Since then, crashes have claimed the lives of another 80 soldiers in seven months, up 23 percent over the same period a year earlier, and 80 percent were veterans of Iraq or Afghanistan.

And the figures don’t include GIs who recently left the service or soldiers who have been deactivated from the Army Reserve or National Guard.

Army brass fear that a safe return from a combat zone has left many soldiers feeling invincible. So they drive too fast, sometimes under the influence of alcohol, and lose control of their cars, trucks, motorcycles and ATVs.

Robert Tripp, whose son Robert Jr. died in a crash in Lake Jackson, Texas, just three days after he returned from Iraq, said, "He thought that nothing could hurt him now."

And Staff Sgt. Gregory Dickerson, a veteran of Iraq, said, "The war changes you." And going fast is "like a drug – the newest crack out there."

Vincent Withers, 27 and a veteran of Iraq, is the subject of one tragic example related by USA Today.

"Behind the wheel of a borrowed Pontiac Trans Am last June, police say, he told a passenger at a stop light just outside Fort Bragg: ‘Let's see what this thing can do before we hit the top of the hill.’

The Trans Am reached 90 mph before Withers swerved to avoid another car, hit the median and launched the Trans Am into an oncoming car, police say. Withers and the driver of the other car, a father of two, were killed," said the paper.

The surge in traffic fatalities among soldiers has prompted the Army to take action. Brig. Gen. Joseph Smith, commander of the Army Combat Readiness Center at Fort Rucker in Alabama, has enlisted epidemiologists to study the link between traffic fatalities and the war.
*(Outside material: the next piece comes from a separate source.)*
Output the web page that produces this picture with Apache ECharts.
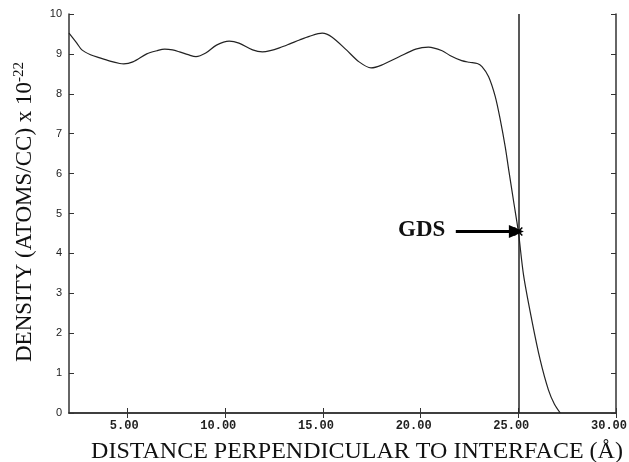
<!DOCTYPE html>
<html>
<head>
<meta charset="utf-8">
<script src="https://cdn.jsdelivr.net/npm/echarts@6/dist/echarts.min.js"></script>
<style>html,body{margin:0;padding:0;background:#fff}#c{width:629px;height:462px}</style>
</head>
<body>
<div id="c"></div>
<script>
// Data
const distance = [2.0, 2.4, 2.66, 3.1, 3.58, 4.1, 4.6, 4.8, 5.27, 5.98, 6.5, 6.9, 7.3, 7.66, 8.1, 8.5, 9.0, 9.55, 10.2, 10.7, 11.4, 11.9, 12.3, 12.77, 13.3, 13.8, 14.3, 14.96, 15.47, 16.2, 16.85, 17.46, 18.0, 18.9, 19.75, 20.4, 21.1, 21.5, 22.1, 22.5, 22.9, 23.14, 23.48, 23.82, 24.08, 24.33, 24.5, 24.76, 25.0, 25.27, 25.69, 26.12, 26.54, 26.85, 27.15];
const density  = [9.52, 9.27, 9.10, 8.98, 8.90, 8.82, 8.76, 8.75, 8.80, 9.00, 9.08, 9.12, 9.10, 9.05, 8.98, 8.93, 9.02, 9.22, 9.32, 9.27, 9.10, 9.05, 9.08, 9.15, 9.25, 9.35, 9.44, 9.52, 9.42, 9.10, 8.80, 8.65, 8.72, 8.93, 9.12, 9.17, 9.08, 8.96, 8.83, 8.79, 8.76, 8.68, 8.43, 7.93, 7.34, 6.67, 6.12, 5.30, 4.55, 3.45, 2.33, 1.33, 0.58, 0.22, 0.0];
const xTickValues = [5, 10, 15, 20, 25, 30];
const gdsX = 25.0;
const gdsY = 4.55;
const arrowStartX = 21.8;

const chart = echarts.init(document.getElementById('c'), null, {renderer: 'canvas'});
const axisColor = '#333';
const option = {
  backgroundColor: '#fff',
  animation: false,
  grid: {left: 69, right: 13, top: 14, bottom: 49, containLabel: false, outerBoundsMode: 'none'},
  xAxis: [{
    type: 'value', min: 2, max: 30, position: 'bottom',
    axisLine: {show: true, lineStyle: {color: axisColor, width: 1.5}},
    axisTick: {show: true, inside: true, length: 5, customValues: xTickValues, lineStyle: {color: axisColor}},
    axisLabel: {customValues: xTickValues, formatter: v => v.toFixed(2), fontFamily: 'Liberation Mono', fontWeight: 'bold', fontSize: 12, color: '#222', margin: 7, hideOverlap: false, align: 'right', padding: [0, -11, 0, 0]},
    splitLine: {show: false}
  }, {
    type: 'value', min: 2, max: 30, position: 'top',
    axisLine: {show: true, lineStyle: {color: axisColor, width: 1.5}},
    axisTick: {show: true, inside: true, length: 5, customValues: xTickValues, lineStyle: {color: axisColor}},
    axisLabel: {show: false},
    splitLine: {show: false}
  }],
  yAxis: [{
    type: 'value', min: 0, max: 10, interval: 1, position: 'left',
    axisLine: {show: true, lineStyle: {color: axisColor, width: 1.5}},
    axisTick: {show: true, inside: true, length: 5, lineStyle: {color: axisColor}},
    axisLabel: {fontFamily: 'Liberation Sans', fontSize: 11, color: '#222', margin: 7},
    splitLine: {show: false}
  }, {
    type: 'value', min: 0, max: 10, interval: 1, position: 'right',
    axisLine: {show: true, lineStyle: {color: axisColor, width: 1.5}},
    axisTick: {show: true, inside: true, length: 5, lineStyle: {color: axisColor}},
    axisLabel: {show: false},
    splitLine: {show: false}
  }],
  series: [{
    type: 'line',
    data: distance.map((x, i) => [x, density[i]]),
    smooth: 0.3,
    showSymbol: false,
    lineStyle: {color: '#222', width: 1.2},
    markLine: {
      silent: true, symbol: ['none', 'none'], label: {show: false},
      lineStyle: {color: '#222', width: 1.5, type: 'solid'},
      data: [{xAxis: gdsX}]
    }
  }, {
    type: 'line',
    data: [[gdsX, gdsY]],
    showSymbol: true,
    symbol: 'path://M0,0L10,10M10,0L0,10',
    symbolSize: 8,
    itemStyle: {color: 'none', borderColor: '#000', borderWidth: 1.5},
    lineStyle: {width: 0},
    markLine: {
      silent: true, symbol: ['none', 'triangle'], symbolSize: [13, 15],
      label: {show: false},
      lineStyle: {color: '#000', width: 3, type: 'solid'},
      data: [[{coord: [arrowStartX, gdsY]}, {coord: [gdsX - 0.1, gdsY]}]]
    }
  }],
  graphic: [{
    type: 'text', left: 398, top: 219,
    style: {text: 'GDS', font: 'bold 23px "Liberation Serif"', fill: '#111'}
  }, {
    type: 'text', x: 357, y: 452,
    style: {text: 'DISTANCE PERPENDICULAR TO INTERFACE (Å)', font: '24px "Liberation Serif"', fill: '#111', textAlign: 'center', textVerticalAlign: 'middle'}
  }, {
    type: 'text', x: 24, y: 212, rotation: Math.PI / 2,
    style: {
      text: '{m|DENSITY (ATOMS/CC) x 10}{s|-22}',
      textAlign: 'center', textVerticalAlign: 'middle',
      rich: {
        m: {font: '23px "Liberation Serif"', fill: '#111', verticalAlign: 'bottom'},
        s: {font: '15px "Liberation Serif"', fill: '#111', verticalAlign: 'top', padding: [0, 0, 10, 0]}
      }
    }
  }]
};
chart.setOption(option);
</script>
</body>
</html>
Jonathan Shay, a psychiatrist who works with the Army, confirmed that soldiers often return home with a feeling of invincibility. He said their attitude frequently is: "I’m 20 years old. I’ve lived through firefights. Nothing can touch me."

The Readiness Center has created a computer program that identifies travel risks for soldiers, an advanced driver course for GIs and a safe-driving ad campaign.

To warn soldiers of the dangers they face on the road, the Army erected billboards outside the entrance to Fort Hood in Texas. On the billboard, lights flash red or amber if a soldier has died in a vehicle accident and green if there have been no fatalities in 30 days.

The green lights haven’t flashed since January.

But its not as if the soldiers don’t know what they’re doing. "The war changes you," said Staff Sgt. Gregory Dickerson, 31, a soldier with the 4th Infantry Division – a division set to go back to Iraq later this year. "Every day I was in Iraq, I had a chance of dying – 365 days. Now, when I make it home ... you want to live."